Objective:
Begin at the first line of the data and copy each line through the one containing "700, 750, 800];", that line included, with no pictures.

Data provided:
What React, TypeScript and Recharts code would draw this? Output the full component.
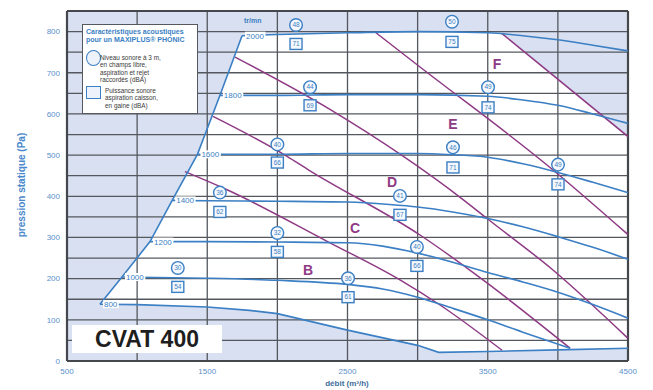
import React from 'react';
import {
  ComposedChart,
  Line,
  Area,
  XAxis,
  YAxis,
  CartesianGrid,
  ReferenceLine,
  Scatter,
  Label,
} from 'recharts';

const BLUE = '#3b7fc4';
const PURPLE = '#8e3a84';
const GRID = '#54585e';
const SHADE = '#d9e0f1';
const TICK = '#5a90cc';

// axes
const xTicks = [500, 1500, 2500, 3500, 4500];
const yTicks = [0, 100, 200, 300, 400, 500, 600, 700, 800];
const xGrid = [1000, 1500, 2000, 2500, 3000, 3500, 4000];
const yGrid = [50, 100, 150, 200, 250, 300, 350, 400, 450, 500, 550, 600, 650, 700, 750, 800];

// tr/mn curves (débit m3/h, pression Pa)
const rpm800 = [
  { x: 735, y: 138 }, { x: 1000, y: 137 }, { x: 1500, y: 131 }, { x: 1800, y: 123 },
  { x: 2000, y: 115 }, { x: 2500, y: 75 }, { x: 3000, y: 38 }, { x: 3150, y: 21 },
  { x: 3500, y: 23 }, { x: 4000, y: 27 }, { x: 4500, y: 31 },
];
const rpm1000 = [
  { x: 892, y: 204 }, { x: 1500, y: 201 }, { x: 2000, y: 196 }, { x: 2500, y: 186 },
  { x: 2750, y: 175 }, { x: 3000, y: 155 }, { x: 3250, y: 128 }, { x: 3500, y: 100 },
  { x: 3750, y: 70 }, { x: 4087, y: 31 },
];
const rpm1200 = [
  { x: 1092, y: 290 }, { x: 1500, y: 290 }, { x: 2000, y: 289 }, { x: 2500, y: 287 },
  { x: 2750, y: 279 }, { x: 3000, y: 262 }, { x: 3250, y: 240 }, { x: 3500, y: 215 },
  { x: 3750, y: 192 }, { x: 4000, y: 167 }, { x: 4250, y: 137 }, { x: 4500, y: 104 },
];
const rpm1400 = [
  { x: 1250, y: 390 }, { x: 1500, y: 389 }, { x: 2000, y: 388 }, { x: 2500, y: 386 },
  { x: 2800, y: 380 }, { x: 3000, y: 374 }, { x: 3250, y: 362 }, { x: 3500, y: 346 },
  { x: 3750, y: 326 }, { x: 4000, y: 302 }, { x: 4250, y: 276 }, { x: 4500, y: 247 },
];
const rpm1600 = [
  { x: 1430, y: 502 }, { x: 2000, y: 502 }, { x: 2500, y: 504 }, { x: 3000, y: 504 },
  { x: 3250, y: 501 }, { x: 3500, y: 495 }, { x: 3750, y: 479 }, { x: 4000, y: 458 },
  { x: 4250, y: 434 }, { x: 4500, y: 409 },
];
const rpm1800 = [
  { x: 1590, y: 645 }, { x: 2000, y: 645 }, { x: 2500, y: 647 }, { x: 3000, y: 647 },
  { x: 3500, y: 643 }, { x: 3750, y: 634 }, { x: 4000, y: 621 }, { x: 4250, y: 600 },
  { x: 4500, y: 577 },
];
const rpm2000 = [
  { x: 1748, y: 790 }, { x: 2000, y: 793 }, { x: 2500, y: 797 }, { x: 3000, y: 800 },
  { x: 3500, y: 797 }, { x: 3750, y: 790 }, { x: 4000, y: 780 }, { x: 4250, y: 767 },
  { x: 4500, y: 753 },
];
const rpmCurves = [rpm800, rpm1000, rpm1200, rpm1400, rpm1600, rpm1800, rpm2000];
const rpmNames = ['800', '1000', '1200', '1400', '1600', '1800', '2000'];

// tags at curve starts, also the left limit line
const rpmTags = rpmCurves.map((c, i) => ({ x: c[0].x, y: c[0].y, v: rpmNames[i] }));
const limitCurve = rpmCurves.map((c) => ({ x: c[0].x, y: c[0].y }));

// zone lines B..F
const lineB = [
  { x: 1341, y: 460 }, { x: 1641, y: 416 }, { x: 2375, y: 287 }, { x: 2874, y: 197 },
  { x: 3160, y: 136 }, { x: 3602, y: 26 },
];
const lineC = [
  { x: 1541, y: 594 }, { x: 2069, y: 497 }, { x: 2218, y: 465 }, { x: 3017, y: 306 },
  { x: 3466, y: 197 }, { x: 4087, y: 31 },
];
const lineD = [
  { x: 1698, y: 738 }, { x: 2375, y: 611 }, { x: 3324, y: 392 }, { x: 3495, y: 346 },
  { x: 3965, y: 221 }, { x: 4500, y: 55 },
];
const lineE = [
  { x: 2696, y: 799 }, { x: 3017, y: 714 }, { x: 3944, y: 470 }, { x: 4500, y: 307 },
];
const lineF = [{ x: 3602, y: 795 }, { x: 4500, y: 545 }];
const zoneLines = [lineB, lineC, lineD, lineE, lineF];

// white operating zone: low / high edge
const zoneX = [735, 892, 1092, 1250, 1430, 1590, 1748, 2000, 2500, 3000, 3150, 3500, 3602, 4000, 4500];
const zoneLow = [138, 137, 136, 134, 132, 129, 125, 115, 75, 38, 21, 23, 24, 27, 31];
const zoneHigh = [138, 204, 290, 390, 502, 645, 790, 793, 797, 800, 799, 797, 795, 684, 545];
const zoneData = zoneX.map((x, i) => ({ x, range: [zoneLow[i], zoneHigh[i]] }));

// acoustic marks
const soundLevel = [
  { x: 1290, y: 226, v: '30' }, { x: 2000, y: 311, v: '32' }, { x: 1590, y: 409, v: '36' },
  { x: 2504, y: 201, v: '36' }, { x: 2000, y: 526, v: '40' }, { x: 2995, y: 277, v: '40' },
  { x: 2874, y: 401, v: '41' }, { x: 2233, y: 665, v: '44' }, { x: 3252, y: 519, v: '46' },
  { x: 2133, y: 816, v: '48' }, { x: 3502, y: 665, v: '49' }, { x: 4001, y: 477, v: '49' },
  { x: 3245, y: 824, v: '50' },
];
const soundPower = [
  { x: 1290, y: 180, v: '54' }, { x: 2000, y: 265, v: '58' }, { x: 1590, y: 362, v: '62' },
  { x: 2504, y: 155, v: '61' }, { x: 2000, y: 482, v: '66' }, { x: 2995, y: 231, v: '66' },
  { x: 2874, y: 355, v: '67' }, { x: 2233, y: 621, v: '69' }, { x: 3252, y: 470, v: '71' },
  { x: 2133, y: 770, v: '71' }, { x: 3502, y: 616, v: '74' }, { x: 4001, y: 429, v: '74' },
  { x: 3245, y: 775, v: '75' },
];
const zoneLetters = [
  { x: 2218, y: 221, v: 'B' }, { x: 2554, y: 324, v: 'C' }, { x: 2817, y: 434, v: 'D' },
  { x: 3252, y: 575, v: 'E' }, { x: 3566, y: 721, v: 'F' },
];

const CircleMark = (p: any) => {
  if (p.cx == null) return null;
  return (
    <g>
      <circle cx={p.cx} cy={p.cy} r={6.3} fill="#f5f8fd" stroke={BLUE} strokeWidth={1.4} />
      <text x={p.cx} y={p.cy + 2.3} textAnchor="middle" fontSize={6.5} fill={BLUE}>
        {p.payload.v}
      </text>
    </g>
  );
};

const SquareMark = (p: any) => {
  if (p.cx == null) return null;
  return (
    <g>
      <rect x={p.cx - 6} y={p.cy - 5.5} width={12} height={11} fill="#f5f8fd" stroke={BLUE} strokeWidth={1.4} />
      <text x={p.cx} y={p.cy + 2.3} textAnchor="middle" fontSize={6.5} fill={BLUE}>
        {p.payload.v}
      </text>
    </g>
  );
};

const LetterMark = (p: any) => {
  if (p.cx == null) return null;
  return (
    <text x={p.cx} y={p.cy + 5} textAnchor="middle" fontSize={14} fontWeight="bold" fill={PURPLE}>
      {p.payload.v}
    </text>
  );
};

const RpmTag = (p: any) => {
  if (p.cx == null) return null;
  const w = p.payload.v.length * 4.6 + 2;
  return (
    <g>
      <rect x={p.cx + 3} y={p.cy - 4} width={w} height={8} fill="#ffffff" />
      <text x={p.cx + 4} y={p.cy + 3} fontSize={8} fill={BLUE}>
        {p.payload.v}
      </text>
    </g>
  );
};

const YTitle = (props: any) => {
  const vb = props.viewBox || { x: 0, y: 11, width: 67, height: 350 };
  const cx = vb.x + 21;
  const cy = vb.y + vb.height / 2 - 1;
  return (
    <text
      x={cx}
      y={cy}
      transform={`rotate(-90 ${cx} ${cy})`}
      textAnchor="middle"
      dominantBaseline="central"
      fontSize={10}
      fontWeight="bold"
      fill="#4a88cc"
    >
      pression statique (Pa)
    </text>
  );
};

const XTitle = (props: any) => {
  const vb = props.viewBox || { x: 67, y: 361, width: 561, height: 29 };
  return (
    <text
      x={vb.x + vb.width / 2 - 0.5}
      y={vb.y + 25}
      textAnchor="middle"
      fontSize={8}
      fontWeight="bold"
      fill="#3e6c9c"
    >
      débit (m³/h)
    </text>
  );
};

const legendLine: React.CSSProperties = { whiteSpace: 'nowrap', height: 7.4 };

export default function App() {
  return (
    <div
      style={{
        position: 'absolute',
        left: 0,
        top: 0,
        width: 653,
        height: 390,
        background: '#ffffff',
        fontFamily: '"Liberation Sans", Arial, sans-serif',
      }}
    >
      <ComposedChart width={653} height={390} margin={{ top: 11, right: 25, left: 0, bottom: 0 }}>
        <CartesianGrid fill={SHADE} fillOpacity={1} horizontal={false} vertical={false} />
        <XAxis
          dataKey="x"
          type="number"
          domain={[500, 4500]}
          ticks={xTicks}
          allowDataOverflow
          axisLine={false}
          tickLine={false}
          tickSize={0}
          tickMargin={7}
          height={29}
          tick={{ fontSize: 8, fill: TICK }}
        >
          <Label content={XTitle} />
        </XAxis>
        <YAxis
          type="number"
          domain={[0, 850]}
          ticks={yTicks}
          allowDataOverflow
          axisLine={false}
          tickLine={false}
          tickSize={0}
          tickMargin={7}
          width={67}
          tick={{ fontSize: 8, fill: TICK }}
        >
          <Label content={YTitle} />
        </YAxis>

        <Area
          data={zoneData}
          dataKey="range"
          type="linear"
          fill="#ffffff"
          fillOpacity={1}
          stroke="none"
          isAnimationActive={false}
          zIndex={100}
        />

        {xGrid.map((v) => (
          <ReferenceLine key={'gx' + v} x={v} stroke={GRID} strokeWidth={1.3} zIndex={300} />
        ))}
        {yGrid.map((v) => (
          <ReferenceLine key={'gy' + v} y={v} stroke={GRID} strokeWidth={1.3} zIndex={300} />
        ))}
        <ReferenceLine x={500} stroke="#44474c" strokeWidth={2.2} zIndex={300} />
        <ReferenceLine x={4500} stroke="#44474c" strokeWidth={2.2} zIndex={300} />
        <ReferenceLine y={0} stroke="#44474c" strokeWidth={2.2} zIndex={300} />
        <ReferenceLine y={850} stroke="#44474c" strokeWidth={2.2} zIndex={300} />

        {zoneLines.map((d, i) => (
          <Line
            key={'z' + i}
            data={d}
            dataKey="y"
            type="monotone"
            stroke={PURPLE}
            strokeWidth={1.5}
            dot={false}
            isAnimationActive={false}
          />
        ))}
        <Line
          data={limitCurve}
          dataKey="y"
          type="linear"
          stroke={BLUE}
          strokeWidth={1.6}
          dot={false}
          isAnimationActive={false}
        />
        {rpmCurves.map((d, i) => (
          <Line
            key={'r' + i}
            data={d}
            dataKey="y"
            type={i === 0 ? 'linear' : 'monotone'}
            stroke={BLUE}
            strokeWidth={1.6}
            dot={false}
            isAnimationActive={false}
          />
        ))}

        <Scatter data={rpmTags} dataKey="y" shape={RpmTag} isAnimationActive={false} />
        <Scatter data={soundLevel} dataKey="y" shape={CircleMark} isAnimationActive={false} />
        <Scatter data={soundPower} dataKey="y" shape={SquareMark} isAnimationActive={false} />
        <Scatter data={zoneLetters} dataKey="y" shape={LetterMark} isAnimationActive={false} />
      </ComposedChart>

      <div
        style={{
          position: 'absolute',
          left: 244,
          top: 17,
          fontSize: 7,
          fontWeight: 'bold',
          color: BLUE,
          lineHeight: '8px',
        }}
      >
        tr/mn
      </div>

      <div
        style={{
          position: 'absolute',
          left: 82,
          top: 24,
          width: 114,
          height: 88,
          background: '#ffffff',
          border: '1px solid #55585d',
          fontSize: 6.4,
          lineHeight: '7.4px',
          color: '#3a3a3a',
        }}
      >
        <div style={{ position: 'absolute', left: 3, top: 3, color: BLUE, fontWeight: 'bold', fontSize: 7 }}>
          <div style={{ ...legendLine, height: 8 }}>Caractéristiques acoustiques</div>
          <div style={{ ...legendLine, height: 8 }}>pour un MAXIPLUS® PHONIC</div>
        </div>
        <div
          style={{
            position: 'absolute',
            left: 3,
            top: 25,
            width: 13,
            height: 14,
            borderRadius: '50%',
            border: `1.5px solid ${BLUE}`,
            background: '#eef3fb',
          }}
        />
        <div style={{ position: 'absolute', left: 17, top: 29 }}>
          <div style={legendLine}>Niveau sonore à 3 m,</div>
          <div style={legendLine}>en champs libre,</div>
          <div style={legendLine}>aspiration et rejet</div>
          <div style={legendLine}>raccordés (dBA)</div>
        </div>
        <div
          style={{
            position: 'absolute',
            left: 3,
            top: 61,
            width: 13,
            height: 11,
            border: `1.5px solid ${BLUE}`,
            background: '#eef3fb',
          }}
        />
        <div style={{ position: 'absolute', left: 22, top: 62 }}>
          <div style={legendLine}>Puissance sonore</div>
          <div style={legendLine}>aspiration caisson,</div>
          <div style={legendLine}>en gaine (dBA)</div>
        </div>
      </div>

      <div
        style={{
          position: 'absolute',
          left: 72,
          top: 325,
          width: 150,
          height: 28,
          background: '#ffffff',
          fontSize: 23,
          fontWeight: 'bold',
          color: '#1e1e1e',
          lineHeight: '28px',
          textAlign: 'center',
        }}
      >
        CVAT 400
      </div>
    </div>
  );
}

Result below:
What React, TypeScript and Recharts code would draw this? Output the full component.
import React from 'react';
import {
  ComposedChart,
  Line,
  Area,
  XAxis,
  YAxis,
  CartesianGrid,
  ReferenceLine,
  Scatter,
  Label,
} from 'recharts';

const BLUE = '#3b7fc4';
const PURPLE = '#8e3a84';
const GRID = '#54585e';
const SHADE = '#d9e0f1';
const TICK = '#5a90cc';

// axes
const xTicks = [500, 1500, 2500, 3500, 4500];
const yTicks = [0, 100, 200, 300, 400, 500, 600, 700, 800];
const xGrid = [1000, 1500, 2000, 2500, 3000, 3500, 4000];
const yGrid = [50, 100, 150, 200, 250, 300, 350, 400, 450, 500, 550, 600, 650, 700, 750, 800];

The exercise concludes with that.